* **STORED DATA**:
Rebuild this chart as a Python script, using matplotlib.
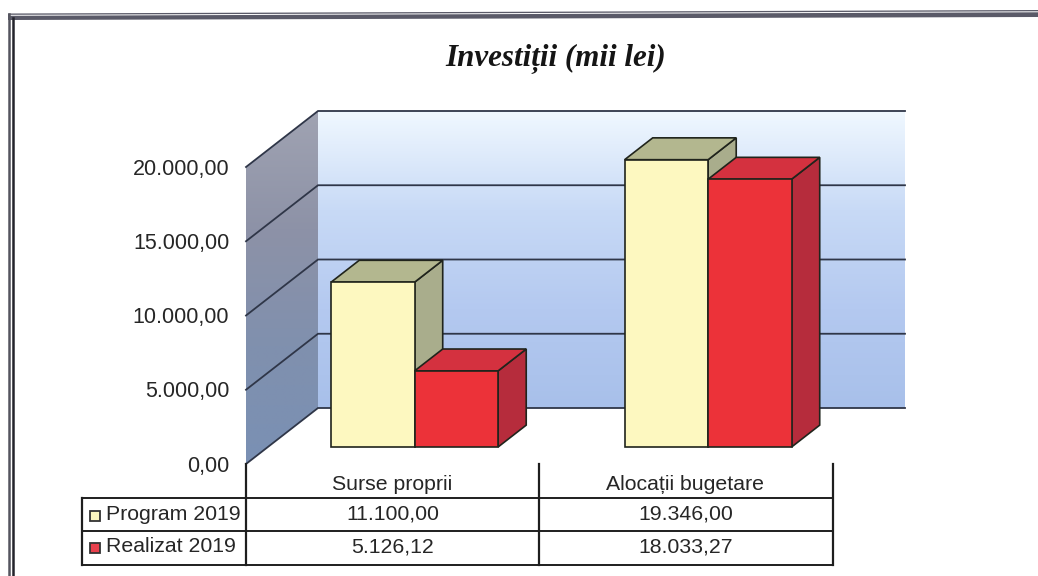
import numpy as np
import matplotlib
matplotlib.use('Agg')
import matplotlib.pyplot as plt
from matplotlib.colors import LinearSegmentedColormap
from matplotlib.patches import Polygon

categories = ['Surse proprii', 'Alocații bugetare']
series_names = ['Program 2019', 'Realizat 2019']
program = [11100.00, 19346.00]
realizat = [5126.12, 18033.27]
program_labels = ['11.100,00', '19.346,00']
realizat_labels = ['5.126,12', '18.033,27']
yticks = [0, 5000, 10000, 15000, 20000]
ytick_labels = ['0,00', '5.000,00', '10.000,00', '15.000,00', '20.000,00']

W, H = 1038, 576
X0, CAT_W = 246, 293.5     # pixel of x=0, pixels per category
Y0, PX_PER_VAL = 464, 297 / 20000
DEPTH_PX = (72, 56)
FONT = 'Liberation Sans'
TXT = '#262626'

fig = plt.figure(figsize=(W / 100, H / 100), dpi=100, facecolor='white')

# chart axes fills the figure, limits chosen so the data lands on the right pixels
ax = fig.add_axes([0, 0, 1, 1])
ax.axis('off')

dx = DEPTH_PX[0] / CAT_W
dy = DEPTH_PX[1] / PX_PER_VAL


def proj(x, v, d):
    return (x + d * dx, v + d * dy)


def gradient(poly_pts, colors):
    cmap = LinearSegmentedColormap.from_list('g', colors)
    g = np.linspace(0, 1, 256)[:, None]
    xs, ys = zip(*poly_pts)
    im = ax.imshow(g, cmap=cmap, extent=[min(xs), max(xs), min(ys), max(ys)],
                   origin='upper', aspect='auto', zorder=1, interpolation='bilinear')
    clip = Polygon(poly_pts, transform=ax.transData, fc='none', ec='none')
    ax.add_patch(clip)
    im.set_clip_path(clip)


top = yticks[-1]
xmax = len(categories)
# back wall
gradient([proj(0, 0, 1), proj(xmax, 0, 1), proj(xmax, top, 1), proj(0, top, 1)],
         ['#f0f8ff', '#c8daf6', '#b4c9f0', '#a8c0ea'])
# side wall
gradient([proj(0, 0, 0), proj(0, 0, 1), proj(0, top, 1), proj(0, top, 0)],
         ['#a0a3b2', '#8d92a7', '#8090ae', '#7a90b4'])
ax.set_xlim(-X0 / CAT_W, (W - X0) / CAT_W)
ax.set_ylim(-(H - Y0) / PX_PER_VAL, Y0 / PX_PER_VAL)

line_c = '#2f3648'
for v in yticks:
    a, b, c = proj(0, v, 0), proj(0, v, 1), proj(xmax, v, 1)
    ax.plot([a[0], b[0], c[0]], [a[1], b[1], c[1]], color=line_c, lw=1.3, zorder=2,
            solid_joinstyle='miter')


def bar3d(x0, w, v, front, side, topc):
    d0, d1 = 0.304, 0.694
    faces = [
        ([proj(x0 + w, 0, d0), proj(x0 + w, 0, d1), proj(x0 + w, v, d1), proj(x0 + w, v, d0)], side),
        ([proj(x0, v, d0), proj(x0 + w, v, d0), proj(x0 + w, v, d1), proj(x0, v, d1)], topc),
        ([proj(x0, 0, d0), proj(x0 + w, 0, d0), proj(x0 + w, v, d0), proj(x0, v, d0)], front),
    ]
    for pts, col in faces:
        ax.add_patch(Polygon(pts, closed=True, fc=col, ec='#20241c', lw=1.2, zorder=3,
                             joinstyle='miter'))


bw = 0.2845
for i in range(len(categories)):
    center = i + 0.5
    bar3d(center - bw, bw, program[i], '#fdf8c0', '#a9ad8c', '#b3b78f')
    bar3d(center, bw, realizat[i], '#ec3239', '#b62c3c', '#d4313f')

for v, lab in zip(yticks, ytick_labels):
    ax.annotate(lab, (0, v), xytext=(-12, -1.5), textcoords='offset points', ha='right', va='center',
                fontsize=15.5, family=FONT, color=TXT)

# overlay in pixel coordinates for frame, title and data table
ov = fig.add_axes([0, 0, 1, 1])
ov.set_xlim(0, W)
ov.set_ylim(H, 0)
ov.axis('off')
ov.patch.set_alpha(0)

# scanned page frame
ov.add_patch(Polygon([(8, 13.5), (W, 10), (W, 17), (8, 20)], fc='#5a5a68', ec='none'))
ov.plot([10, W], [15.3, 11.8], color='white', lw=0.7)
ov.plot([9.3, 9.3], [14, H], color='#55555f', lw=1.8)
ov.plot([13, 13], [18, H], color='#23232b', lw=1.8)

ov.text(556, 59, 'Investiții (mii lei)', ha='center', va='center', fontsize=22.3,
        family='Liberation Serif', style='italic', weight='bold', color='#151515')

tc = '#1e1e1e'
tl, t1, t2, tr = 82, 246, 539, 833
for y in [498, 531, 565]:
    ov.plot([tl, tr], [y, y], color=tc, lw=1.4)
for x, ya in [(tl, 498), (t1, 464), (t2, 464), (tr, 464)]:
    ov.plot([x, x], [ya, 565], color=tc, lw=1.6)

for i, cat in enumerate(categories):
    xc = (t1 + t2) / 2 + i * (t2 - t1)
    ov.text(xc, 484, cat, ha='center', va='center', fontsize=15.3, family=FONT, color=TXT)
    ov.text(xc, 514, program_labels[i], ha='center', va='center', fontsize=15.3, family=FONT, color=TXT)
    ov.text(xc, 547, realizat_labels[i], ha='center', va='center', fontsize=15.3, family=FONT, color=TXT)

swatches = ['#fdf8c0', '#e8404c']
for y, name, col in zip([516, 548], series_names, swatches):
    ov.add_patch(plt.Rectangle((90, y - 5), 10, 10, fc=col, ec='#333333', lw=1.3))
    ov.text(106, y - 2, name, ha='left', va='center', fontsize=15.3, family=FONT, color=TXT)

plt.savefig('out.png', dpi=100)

* **EXERCISE DESCRIPTION**: Begin at the first line of the data above and repeat each line exactly, stopping after the line containing "from matplotlib.patches import Polygon". Omit the pictures.

* **SOLUTION TO THIS TASK**:
Rebuild this chart as a Python script, using matplotlib.
import numpy as np
import matplotlib
matplotlib.use('Agg')
import matplotlib.pyplot as plt
from matplotlib.colors import LinearSegmentedColormap
from matplotlib.patches import Polygon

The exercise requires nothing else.